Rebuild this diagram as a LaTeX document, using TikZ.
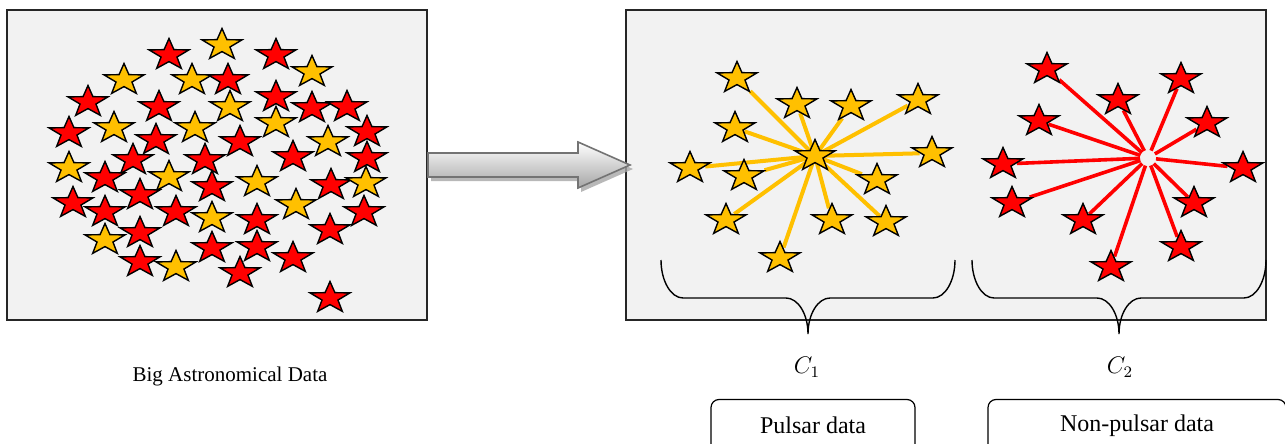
\documentclass[tikz,border=0pt]{standalone}
\usepackage{fontspec}
\setmainfont{Liberation Serif}
\usetikzlibrary{shapes.geometric,shadows}
\definecolor{pulsar}{HTML}{FFC000}
\definecolor{other}{HTML}{FF0000}
\definecolor{panelgray}{HTML}{F2F2F2}
\pgfdeclarelayer{panel}
\pgfdeclarelayer{wires}
\pgfsetlayers{panel,wires,main}

\begin{document}
\begin{tikzpicture}[x=0.5pt,y=-0.5pt,
    datastar/.style={star,star points=5,star point ratio=2.5,draw=black,line width=0.7pt,inner sep=0pt,minimum size=16.5pt,xscale=1.27},
    panelbox/.style={draw=black!85,line width=1pt,fill=panelgray,inner sep=0pt},
    pulsarlink/.style={pulsar,line width=2pt},
    otherlink/.style={other,line width=1.8pt},
    brace/.style={black,line width=0.7pt},
    classbox/.style={draw,rounded corners=4pt,line width=0.6pt,minimum height=26pt,font=\fontsize{12}{14}\selectfont}]
    \useasboundingbox (0,0) rectangle (1285,444);

    \begin{pgfonlayer}{panel}
    \node[panelbox, minimum width=210pt, minimum height=155pt] (raw) at (217,165) {};
    \node[panelbox, minimum width=320pt, minimum height=155pt] (clus) at (946,165) {};
    \end{pgfonlayer}

    % unlabelled data
    \foreach \x/\y/\c [count=\i] in {169/55/other, 222/45/pulsar, 276/55/other, 312/72/pulsar,
        124/80/pulsar, 192/80/pulsar, 228/80/other, 88/102/other, 159/107/other, 230/107/pulsar,
        276/97/other, 312/108/other, 347/107/other, 69/133/other, 114/128/pulsar, 195/128/pulsar,
        276/123/pulsar, 156/140/other, 240/142/other, 328/142/pulsar, 367/132/other, 133/160/other,
        205/160/other, 293/157/other, 367/158/other, 69/168/pulsar, 105/178/other, 169/177/pulsar,
        212/187/other, 257/182/pulsar, 331/185/other, 366/183/pulsar, 73/203/other, 105/212/other,
        140/195/other, 176/212/other, 212/218/pulsar, 257/220/other, 296/205/pulsar, 364/212/other,
        330/230/other, 105/240/pulsar, 140/233/other, 212/248/other, 257/247/other, 293/258/other,
        140/262/other, 176/267/pulsar, 240/273/other, 330/298/other}
        \node[datastar, fill=\c] (s\i) at (\x,\y) {};

    % cluster C1
    \node[datastar, fill=pulsar] (p0) at (815,156) {};
    \foreach \x/\y [count=\i] in {737/78, 797/104, 851/106, 918/100, 735/128, 690/168, 744/176,
        932/153, 877/180, 726/220, 832/220, 886/222, 780/258}
        \node[datastar, fill=pulsar] (p\i) at (\x,\y) {};
    \begin{pgfonlayer}{wires}
    \foreach \i in {1,...,13}
        \draw[pulsarlink] (p0.center) -- (p\i);
    \end{pgfonlayer}

    % cluster C2
    \coordinate (hub) at (1148,158);
    \foreach \x/\y [count=\i] in {1047/69, 1118/100, 1181/79, 1039/121, 1207/123, 1003/164,
        1243/168, 1012/203, 1194/203, 1083/220, 1181/247, 1111/267}
        \node[datastar, fill=other] (n\i) at (\x,\y) {};
    \begin{pgfonlayer}{wires}
    \foreach \i in {1,...,12}
        \draw[otherlink, shorten <=4pt] (hub) -- (n\i);
    \end{pgfonlayer}

    % block arrow
    \draw[draw=black!55, line width=0.8pt, top color=white, bottom color=black!35,
        drop shadow={shadow xshift=1.5pt, shadow yshift=-2pt, fill=black!35, opacity=0.8}]
        ([yshift=6pt]raw.east) -- ++(150,0) -- ++(0,-11) -- ++(52,23) -- ++(-52,23)
        -- ++(0,-11) -- ++(-150,0) -- cycle;

    % braces
    \foreach \dx in {0,311}
        \draw[brace, shift={(\dx,0)}] (661,260) .. controls (661,281) and (671,298) .. (683,298)
            -- (786,298) .. controls (798,298) and (808,314) .. (808,334)
            .. controls (808,314) and (818,298) .. (830,298)
            -- (933,298) .. controls (945,298) and (955,281) .. (955,260);

    \node[font=\fontsize{12}{14}\selectfont] (c1) at (807,367) {$C_1$};
    \node[font=\fontsize{12}{14}\selectfont] (c2) at (1120,367) {$C_2$};
    \node[font=\fontsize{10.5}{12}\selectfont] (rawlabel) at (230,376) {Big Astronomical Data};
    \node[classbox, minimum width=102pt] (pbox) at (813,425.5) {Pulsar data};
    \node[classbox, minimum width=149pt] (nbox) at (1137,425.5) {Non-pulsar data};
\end{tikzpicture}
\end{document}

• **The task**: Write the lines above out again exactly, without any of their pictures.

• **Output**:
Rebuild this diagram as a LaTeX document, using TikZ.
\documentclass[tikz,border=0pt]{standalone}
\usepackage{fontspec}
\setmainfont{Liberation Serif}
\usetikzlibrary{shapes.geometric,shadows}
\definecolor{pulsar}{HTML}{FFC000}
\definecolor{other}{HTML}{FF0000}
\definecolor{panelgray}{HTML}{F2F2F2}
\pgfdeclarelayer{panel}
\pgfdeclarelayer{wires}
\pgfsetlayers{panel,wires,main}

\begin{document}
\begin{tikzpicture}[x=0.5pt,y=-0.5pt,
    datastar/.style={star,star points=5,star point ratio=2.5,draw=black,line width=0.7pt,inner sep=0pt,minimum size=16.5pt,xscale=1.27},
    panelbox/.style={draw=black!85,line width=1pt,fill=panelgray,inner sep=0pt},
    pulsarlink/.style={pulsar,line width=2pt},
    otherlink/.style={other,line width=1.8pt},
    brace/.style={black,line width=0.7pt},
    classbox/.style={draw,rounded corners=4pt,line width=0.6pt,minimum height=26pt,font=\fontsize{12}{14}\selectfont}]
    \useasboundingbox (0,0) rectangle (1285,444);

    \begin{pgfonlayer}{panel}
    \node[panelbox, minimum width=210pt, minimum height=155pt] (raw) at (217,165) {};
    \node[panelbox, minimum width=320pt, minimum height=155pt] (clus) at (946,165) {};
    \end{pgfonlayer}

    % unlabelled data
    \foreach \x/\y/\c [count=\i] in {169/55/other, 222/45/pulsar, 276/55/other, 312/72/pulsar,
        124/80/pulsar, 192/80/pulsar, 228/80/other, 88/102/other, 159/107/other, 230/107/pulsar,
        276/97/other, 312/108/other, 347/107/other, 69/133/other, 114/128/pulsar, 195/128/pulsar,
        276/123/pulsar, 156/140/other, 240/142/other, 328/142/pulsar, 367/132/other, 133/160/other,
        205/160/other, 293/157/other, 367/158/other, 69/168/pulsar, 105/178/other, 169/177/pulsar,
        212/187/other, 257/182/pulsar, 331/185/other, 366/183/pulsar, 73/203/other, 105/212/other,
        140/195/other, 176/212/other, 212/218/pulsar, 257/220/other, 296/205/pulsar, 364/212/other,
        330/230/other, 105/240/pulsar, 140/233/other, 212/248/other, 257/247/other, 293/258/other,
        140/262/other, 176/267/pulsar, 240/273/other, 330/298/other}
        \node[datastar, fill=\c] (s\i) at (\x,\y) {};

    % cluster C1
    \node[datastar, fill=pulsar] (p0) at (815,156) {};
    \foreach \x/\y [count=\i] in {737/78, 797/104, 851/106, 918/100, 735/128, 690/168, 744/176,
        932/153, 877/180, 726/220, 832/220, 886/222, 780/258}
        \node[datastar, fill=pulsar] (p\i) at (\x,\y) {};
    \begin{pgfonlayer}{wires}
    \foreach \i in {1,...,13}
        \draw[pulsarlink] (p0.center) -- (p\i);
    \end{pgfonlayer}

    % cluster C2
    \coordinate (hub) at (1148,158);
    \foreach \x/\y [count=\i] in {1047/69, 1118/100, 1181/79, 1039/121, 1207/123, 1003/164,
        1243/168, 1012/203, 1194/203, 1083/220, 1181/247, 1111/267}
        \node[datastar, fill=other] (n\i) at (\x,\y) {};
    \begin{pgfonlayer}{wires}
    \foreach \i in {1,...,12}
        \draw[otherlink, shorten <=4pt] (hub) -- (n\i);
    \end{pgfonlayer}

    % block arrow
    \draw[draw=black!55, line width=0.8pt, top color=white, bottom color=black!35,
        drop shadow={shadow xshift=1.5pt, shadow yshift=-2pt, fill=black!35, opacity=0.8}]
        ([yshift=6pt]raw.east) -- ++(150,0) -- ++(0,-11) -- ++(52,23) -- ++(-52,23)
        -- ++(0,-11) -- ++(-150,0) -- cycle;

    % braces
    \foreach \dx in {0,311}
        \draw[brace, shift={(\dx,0)}] (661,260) .. controls (661,281) and (671,298) .. (683,298)
            -- (786,298) .. controls (798,298) and (808,314) .. (808,334)
            .. controls (808,314) and (818,298) .. (830,298)
            -- (933,298) .. controls (945,298) and (955,281) .. (955,260);

    \node[font=\fontsize{12}{14}\selectfont] (c1) at (807,367) {$C_1$};
    \node[font=\fontsize{12}{14}\selectfont] (c2) at (1120,367) {$C_2$};
    \node[font=\fontsize{10.5}{12}\selectfont] (rawlabel) at (230,376) {Big Astronomical Data};
    \node[classbox, minimum width=102pt] (pbox) at (813,425.5) {Pulsar data};
    \node[classbox, minimum width=149pt] (nbox) at (1137,425.5) {Non-pulsar data};
\end{tikzpicture}
\end{document}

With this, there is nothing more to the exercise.